CIM Academy

H13 tool steel samples were prepared using directed energy deposition (DED) and were then pack-borided at temperatures of 800°C, 850°C, 900°C, or 950°C, with a hold time of 4 hours for each temperature. As a baseline, wrought H13 tool steel samples were also pack-borided under identical conditions. The microstructures and crystalline phases for the borided samples were characterized using X-ray diffraction (XRD), scanning electron microscopy (SEM), energy-dispersive X-ray spectroscopy (EDS), wavelength-dispersive X-ray spectroscopy (WDS), hardness, and confocal laser scanning microscope (CLSM). After applying the thermochemical heat-treatment to the tool steel samples, a characteristic ‘saw-tooth’ appearance of the boride layer is observed in the cross-section of all samples, which is slightly flattened due to the high alloying in the tool steel.
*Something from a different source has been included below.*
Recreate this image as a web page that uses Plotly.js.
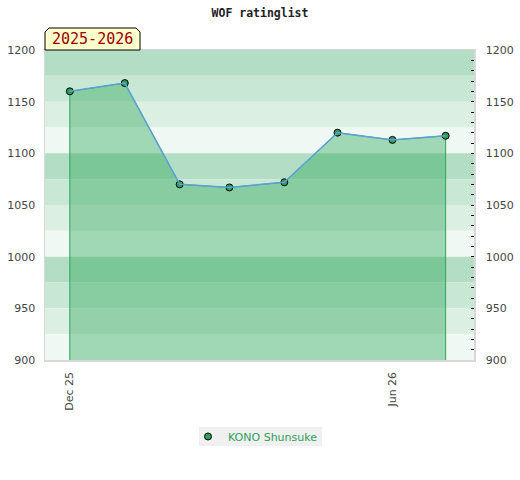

This boride layer consists of a FeB layer (tensile) on the outer surface, with a Fe2B layer (compressive) below. With increasing boriding temperature, the borided layer increased in thickness. WDS confirmed that the elements Si, C, and Cr were redistributed due to the formation of the boride layer. It was observed that the boriding process significantly improved the hardness of the samples. There was no clear trend in terms of the surface roughness after boriding at the various temperatures, with samples processed at 900°C having the highest surface roughness. The surface of as-borided samples shows a porous appearance with cracking due to the residual tensile stresses of the FeB layer.